··· DATA FOR THE TASK ···

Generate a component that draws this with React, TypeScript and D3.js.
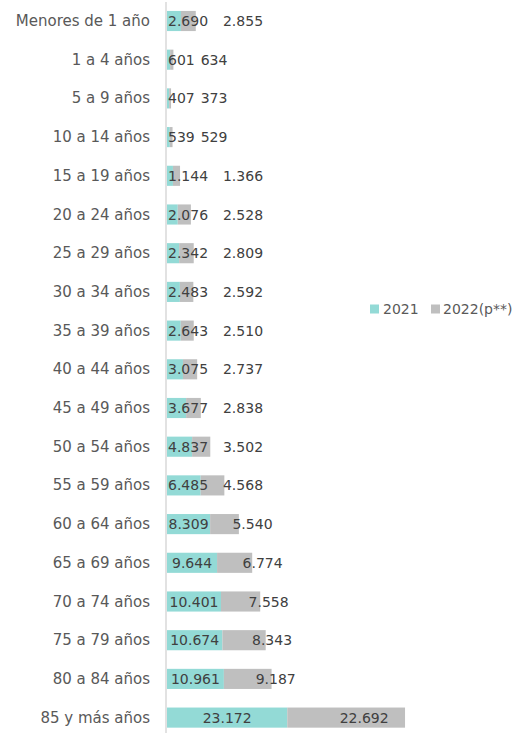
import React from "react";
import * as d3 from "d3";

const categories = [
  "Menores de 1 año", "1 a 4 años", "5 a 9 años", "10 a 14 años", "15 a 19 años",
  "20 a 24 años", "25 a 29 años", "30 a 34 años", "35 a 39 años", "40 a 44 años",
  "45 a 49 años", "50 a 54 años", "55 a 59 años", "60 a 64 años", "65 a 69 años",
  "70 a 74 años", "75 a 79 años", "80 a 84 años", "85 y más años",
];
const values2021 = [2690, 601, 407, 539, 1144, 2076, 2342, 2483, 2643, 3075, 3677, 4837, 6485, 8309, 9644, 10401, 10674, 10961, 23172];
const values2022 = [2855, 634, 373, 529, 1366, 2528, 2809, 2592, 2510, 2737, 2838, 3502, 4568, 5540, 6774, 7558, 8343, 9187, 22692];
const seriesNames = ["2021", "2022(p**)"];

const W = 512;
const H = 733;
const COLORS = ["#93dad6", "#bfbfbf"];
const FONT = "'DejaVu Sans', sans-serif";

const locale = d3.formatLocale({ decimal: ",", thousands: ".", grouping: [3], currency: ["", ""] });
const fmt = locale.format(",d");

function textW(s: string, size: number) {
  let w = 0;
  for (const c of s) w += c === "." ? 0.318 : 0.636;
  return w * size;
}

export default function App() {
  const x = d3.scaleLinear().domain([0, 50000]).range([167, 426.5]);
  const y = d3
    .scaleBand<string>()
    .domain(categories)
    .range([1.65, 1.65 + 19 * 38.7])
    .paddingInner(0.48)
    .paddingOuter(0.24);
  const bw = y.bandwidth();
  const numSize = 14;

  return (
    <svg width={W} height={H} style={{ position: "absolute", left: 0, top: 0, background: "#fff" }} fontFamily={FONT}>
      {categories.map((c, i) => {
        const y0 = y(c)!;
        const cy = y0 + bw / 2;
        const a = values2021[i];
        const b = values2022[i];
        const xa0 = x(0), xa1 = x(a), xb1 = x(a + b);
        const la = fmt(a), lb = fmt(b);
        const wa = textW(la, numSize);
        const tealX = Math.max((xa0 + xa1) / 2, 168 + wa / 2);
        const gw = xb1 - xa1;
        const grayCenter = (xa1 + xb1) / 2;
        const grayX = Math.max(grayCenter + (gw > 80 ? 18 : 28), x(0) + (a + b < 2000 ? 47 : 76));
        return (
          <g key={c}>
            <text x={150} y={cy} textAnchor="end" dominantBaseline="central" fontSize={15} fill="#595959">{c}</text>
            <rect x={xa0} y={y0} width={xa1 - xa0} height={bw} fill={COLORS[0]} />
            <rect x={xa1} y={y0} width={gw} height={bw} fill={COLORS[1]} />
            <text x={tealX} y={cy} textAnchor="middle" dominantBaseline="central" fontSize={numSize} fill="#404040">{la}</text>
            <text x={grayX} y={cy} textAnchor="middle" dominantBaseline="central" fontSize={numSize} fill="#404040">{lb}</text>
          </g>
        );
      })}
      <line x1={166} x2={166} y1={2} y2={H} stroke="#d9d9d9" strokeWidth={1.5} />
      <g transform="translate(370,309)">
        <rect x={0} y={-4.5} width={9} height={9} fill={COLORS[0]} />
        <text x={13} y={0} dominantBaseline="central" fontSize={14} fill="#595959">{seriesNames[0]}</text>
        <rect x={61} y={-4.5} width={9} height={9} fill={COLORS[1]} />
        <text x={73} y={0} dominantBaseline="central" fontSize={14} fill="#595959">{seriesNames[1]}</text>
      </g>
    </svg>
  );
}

···
··· DATA FOR THE TASK ···

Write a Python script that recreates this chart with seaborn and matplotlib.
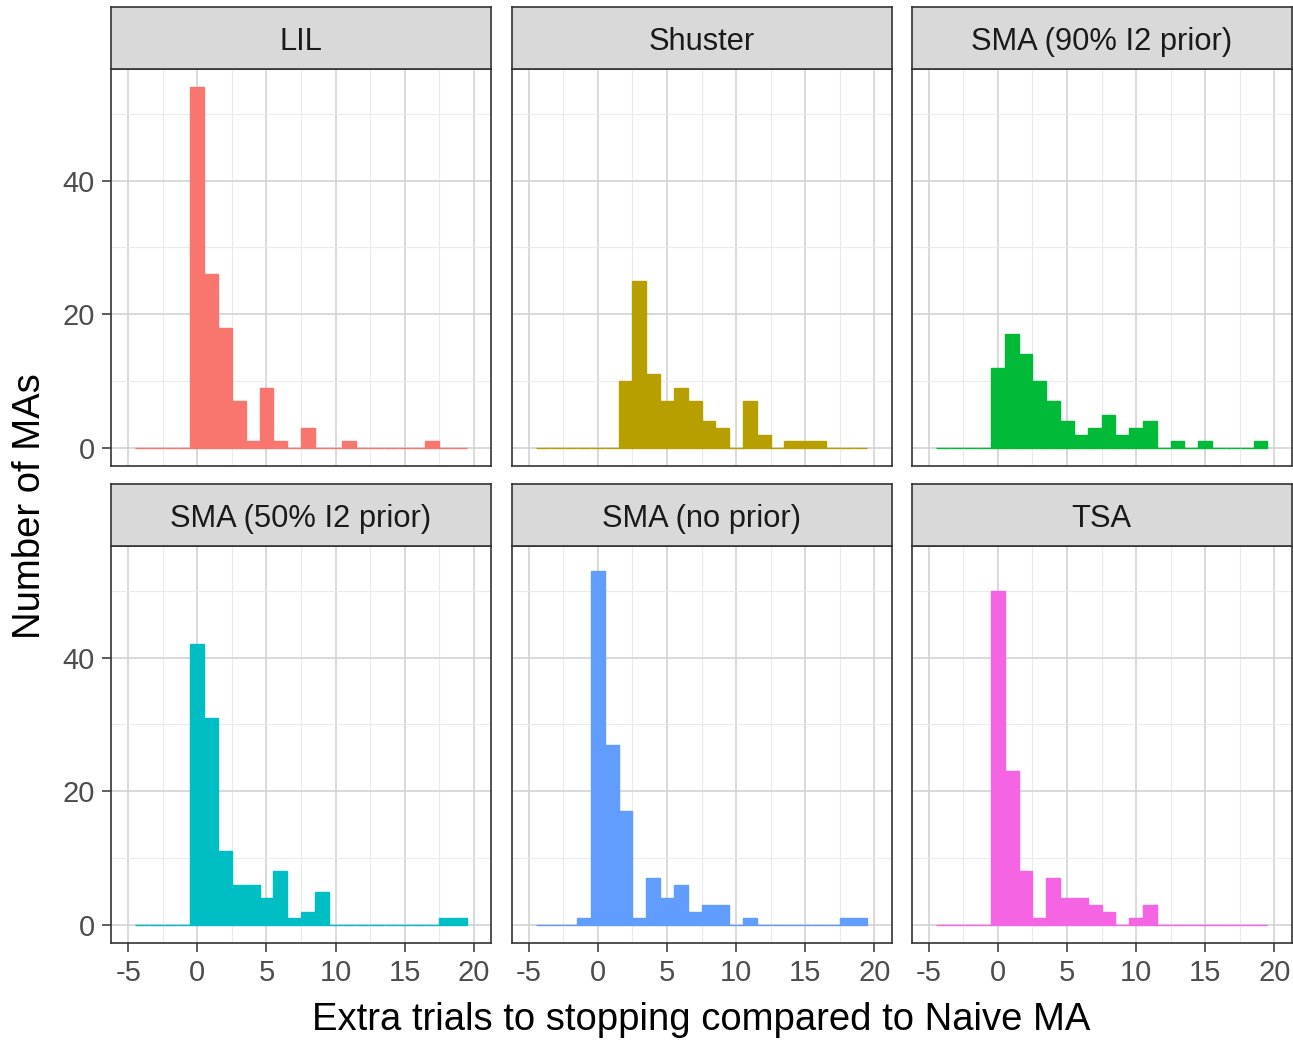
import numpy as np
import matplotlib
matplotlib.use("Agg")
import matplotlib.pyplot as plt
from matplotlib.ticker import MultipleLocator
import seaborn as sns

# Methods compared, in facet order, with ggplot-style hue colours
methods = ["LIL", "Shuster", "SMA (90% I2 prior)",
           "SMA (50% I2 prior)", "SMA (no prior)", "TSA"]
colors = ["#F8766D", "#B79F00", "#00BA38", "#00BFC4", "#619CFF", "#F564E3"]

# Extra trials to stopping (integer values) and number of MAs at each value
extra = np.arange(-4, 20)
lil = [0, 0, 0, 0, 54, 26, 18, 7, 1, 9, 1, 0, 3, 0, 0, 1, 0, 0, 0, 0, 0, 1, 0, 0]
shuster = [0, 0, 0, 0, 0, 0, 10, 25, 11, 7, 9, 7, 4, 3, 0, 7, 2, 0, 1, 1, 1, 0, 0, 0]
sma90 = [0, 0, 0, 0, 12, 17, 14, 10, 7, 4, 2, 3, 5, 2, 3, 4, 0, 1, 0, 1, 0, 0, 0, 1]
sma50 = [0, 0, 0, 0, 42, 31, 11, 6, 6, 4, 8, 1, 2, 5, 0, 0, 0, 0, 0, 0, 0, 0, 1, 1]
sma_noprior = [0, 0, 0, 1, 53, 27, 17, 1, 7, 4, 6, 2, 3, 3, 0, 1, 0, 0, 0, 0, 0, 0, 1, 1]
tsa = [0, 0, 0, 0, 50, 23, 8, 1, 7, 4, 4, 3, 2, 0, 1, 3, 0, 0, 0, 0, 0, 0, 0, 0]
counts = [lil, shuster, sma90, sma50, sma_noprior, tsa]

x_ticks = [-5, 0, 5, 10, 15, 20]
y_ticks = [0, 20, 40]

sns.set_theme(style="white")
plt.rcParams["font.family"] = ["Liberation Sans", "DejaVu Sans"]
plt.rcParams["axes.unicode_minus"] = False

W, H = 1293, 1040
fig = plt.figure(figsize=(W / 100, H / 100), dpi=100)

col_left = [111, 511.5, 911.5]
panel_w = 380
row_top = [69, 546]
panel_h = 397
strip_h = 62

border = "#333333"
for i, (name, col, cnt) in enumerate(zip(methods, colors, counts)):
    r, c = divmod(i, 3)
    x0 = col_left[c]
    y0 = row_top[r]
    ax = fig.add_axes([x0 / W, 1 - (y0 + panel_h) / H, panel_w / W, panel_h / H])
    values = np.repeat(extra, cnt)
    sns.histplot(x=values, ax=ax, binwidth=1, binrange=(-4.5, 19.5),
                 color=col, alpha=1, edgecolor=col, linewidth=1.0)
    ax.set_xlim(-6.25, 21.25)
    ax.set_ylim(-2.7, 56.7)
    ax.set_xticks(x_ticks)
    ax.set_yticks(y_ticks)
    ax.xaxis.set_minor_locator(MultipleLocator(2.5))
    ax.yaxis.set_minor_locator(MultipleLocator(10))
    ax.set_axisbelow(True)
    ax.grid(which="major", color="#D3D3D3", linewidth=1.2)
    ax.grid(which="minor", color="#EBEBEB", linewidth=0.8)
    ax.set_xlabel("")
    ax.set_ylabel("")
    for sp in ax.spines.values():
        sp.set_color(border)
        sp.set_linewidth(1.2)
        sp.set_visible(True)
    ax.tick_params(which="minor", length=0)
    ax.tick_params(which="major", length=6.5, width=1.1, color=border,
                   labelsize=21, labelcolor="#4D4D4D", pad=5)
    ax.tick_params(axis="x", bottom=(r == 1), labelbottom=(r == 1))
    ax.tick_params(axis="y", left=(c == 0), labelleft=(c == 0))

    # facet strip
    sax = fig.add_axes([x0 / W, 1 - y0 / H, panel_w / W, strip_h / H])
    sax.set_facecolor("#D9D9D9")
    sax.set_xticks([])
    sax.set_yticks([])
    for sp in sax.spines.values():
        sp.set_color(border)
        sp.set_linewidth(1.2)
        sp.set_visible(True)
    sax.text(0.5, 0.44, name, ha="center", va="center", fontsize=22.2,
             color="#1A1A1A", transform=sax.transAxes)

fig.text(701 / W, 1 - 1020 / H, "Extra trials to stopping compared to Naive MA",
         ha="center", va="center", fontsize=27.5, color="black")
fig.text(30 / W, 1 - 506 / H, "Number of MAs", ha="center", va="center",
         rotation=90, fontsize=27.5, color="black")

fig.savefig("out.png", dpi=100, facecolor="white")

···

__GOAL__
From the records above, transcribe exactly the lines starting at the one containing "Write a Python" and ending at the one containing "import seaborn as sns". Skip the pictures.

__FINISHED EXERCISE__
Write a Python script that recreates this chart with seaborn and matplotlib.
import numpy as np
import matplotlib
matplotlib.use("Agg")
import matplotlib.pyplot as plt
from matplotlib.ticker import MultipleLocator
import seaborn as sns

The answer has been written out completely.